Implementation of Regenerative Agricultural Practices
Regenerative agriculture is a set of agricultural practices that restore the land, rather than depleting the land of vital resources.
Regenerative practices that restore soil health include agroforestry (planting trees among crops), low or no-till farming, planting cover crops, and using natural, chemical-free fertilizers and pesticides.
Planting drought-resistant crops may additionally work to protect communities against the effects of desertification. For example, the UN Framework Convention on Climate Change projects the crops millet and sorghum to decrease in yields by only 5% and 8% respectively by 2050 under the worst climate change scenario due to their resilience to high temperatures (UNFCCC 2020). Rice and wheat, however, are expected to experience yield decreases of 12% and 21% respectively by 2050.
Read more: What Is Regenerative Agriculture?
Several large-scale projects have been implemented to address desertification in China that use agricultural techniques specific to a location’s unique characteristics. For example, an US$80 million World Bank project was undertaken to control desertification in China’s Ningxia Hui Autonomous Region in northwestern China, where desertification is a big problem. Because the area is surrounded by desert, sand was being blown into the river, increasing flood risk and reducing plant survival.

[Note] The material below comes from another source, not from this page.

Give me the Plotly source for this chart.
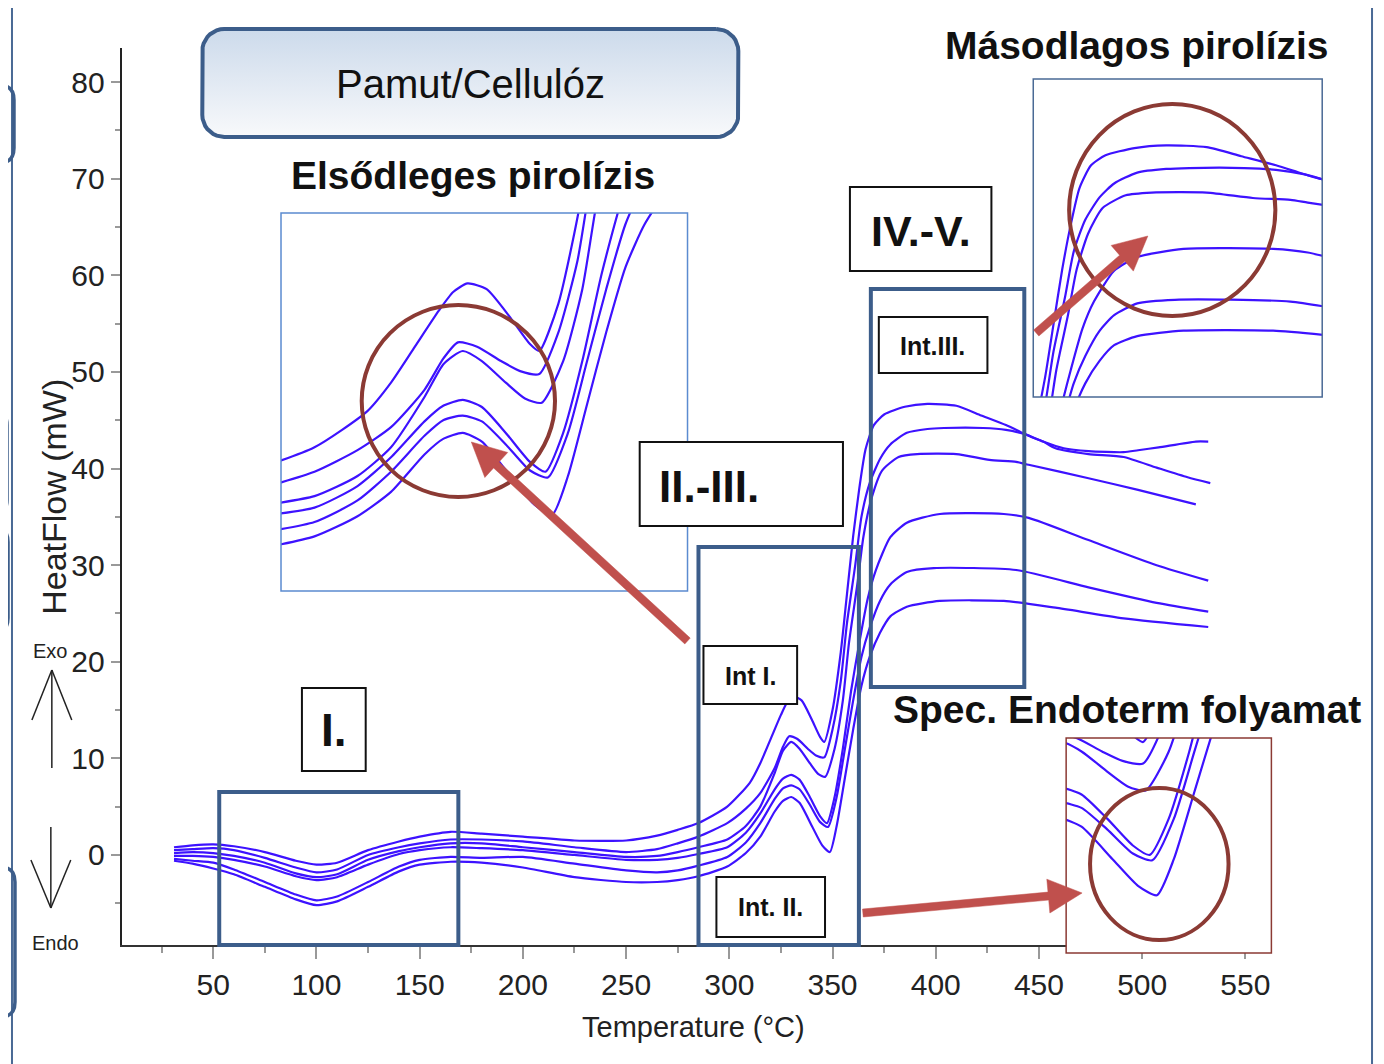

The World Bank project worked to control sand through the use of straw checkerboards, straw planted in a grid around sand to fix sand in place. The project also encouraged new planting strategies like spot sowing (directly placing seeds in the ground rather than small plants) and broadcast seeding (scattering seed by hand). This helped restore vegetation by 40% and create a 70% crop survival rate (The World Bank 2019).